Immer weniger Menschen interessieren sich noch für die Unruhen am Kapitol oder sind von Trumps Schuld überzeugt. Damit steht der Untersuchungsausschuss zum 6. Januar vor einer schwierigen Aufgabe. Indem es Trumps Taktik kopiert und auf die öffentliche Meinung zielt, setzt das Gremium aber zumindest die richtigen Prioritäten. Der Produktionswert der Anhörungen war großartig und anstatt sich auf logische Argumente zu verlassen hat der Ausschuss in einem mehrteiligen Dokudrama eine fesselnde Geschichte erzählt, die stark an unser Moralgefühl appelliert.
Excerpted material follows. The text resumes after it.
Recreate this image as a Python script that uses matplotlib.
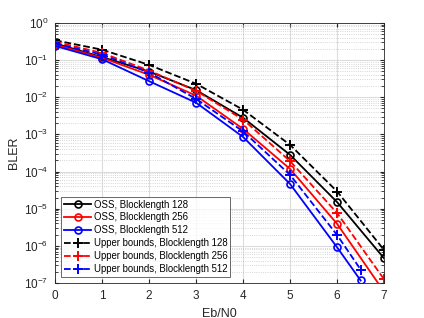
import numpy as np
import matplotlib.pyplot as plt
from matplotlib.ticker import FixedLocator, LogLocator, NullFormatter

# Eb/N0 points
ebn0 = [0, 1, 2, 3, 4, 5, 6, 7]
ebn0_512 = [0, 1, 2, 3, 4, 5, 6, 6.5]

# simulated BLER (OSS decoder)
oss_128 = [0.28, 0.12, 0.049, 0.0155, 0.0028, 2.8e-4, 1.5e-5, 4.6e-7]
oss_256 = [0.26, 0.115, 0.040, 0.011, 0.0014, 1.17e-4, 3.9e-6, 5.8e-8]
oss_512 = [0.24, 0.105, 0.027, 0.0071, 8.5e-4, 4.6e-5, 9.1e-7, 1.17e-7]

# upper bounds
ub_128 = [0.34, 0.19, 0.074, 0.023, 0.0046, 5.2e-4, 2.9e-5, 7.7e-7]
ub_256 = [0.31, 0.155, 0.052, 0.0148, 0.0025, 1.9e-4, 7.6e-6, 1.25e-7]
ub_512 = [0.28, 0.14, 0.046, 0.009, 0.0012, 8.1e-5, 1.95e-6, 2.3e-7]

labels = ['OSS, Blocklength 128', 'OSS, Blocklength 256', 'OSS, Blocklength 512',
          'Upper bounds, Blocklength 128', 'Upper bounds, Blocklength 256',
          'Upper bounds, Blocklength 512']

plt.rcParams['font.family'] = 'Liberation Sans'
fig = plt.figure(figsize=(4.24, 3.18), dpi=100)
ax = fig.add_axes([0.130, 0.110, 0.776, 0.818])

ax.semilogy(ebn0, oss_128, 'k-o', lw=1.3, ms=5, mfc='none', mew=1.2, label=labels[0])
ax.semilogy(ebn0, oss_256, 'r-o', lw=1.3, ms=5, mfc='none', mew=1.2, label=labels[1])
ax.semilogy(ebn0_512, oss_512, 'b-o', lw=1.3, ms=5, mfc='none', mew=1.2, label=labels[2])
ax.semilogy(ebn0, ub_128, 'k--+', lw=1.3, ms=7, mew=1.4, label=labels[3])
ax.semilogy(ebn0, ub_256, 'r--+', lw=1.3, ms=7, mew=1.4, label=labels[4])
ax.semilogy(ebn0_512, ub_512, 'b--+', lw=1.3, ms=7, mew=1.4, label=labels[5])

ax.set_xlim(0, 7)
ax.set_ylim(1e-7, 1)
ax.set_xticks(range(8))
ax.yaxis.set_major_locator(FixedLocator([10.0 ** k for k in range(-7, 1)]))
ax.yaxis.set_minor_locator(LogLocator(base=10, subs=np.arange(2, 10), numticks=20))
ax.yaxis.set_minor_formatter(NullFormatter())

ax.grid(True, which='major', color='#dcdcdc', lw=0.8)
ax.grid(True, which='minor', axis='y', color='#c8c8c8', lw=0.6, ls=':')
ax.set_axisbelow(True)
ax.tick_params(which='both', direction='in', top=True, right=True, labelsize=8.5,
               colors='#262626', pad=5)
ax.tick_params(which='minor', length=2)
ax.tick_params(which='major', length=3)
for s in ax.spines.values():
    s.set_color('#262626')
    s.set_linewidth(0.6)

ax.set_xlabel('Eb/N0', fontsize=9, color='#262626', labelpad=4)
ax.set_ylabel('BLER', fontsize=9, color='#262626', labelpad=3)

leg = ax.legend(loc='lower left', fontsize=6.9, frameon=True, fancybox=False,
                edgecolor='#262626', handlelength=2.8, borderaxespad=0.65,
                labelspacing=0.3, handletextpad=0.3, borderpad=0.3)
leg.get_frame().set_linewidth(0.6)

fig.savefig('out.png', dpi=100)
Rund 20 Millionen Amerikaner haben die erste Anhörung im Fernsehen verfolgt, was ungefähr der Einschaltquote der traditionellen Parade an Thanksgiving entspricht und weit über den 4,6 bis 7,6 Millionen Menschen liegt, die das Finale der aktuellen Staffel von Trumps Show The Apprentice gesehen haben. Der aktuelle Spielstand ist Trump: 0 – Rechtstaat: 1. Dieses immens wichtige Drama kann aber nur dann ein Erfolg werden, wenn es die Zuschauer weiter in seinem Bann hält.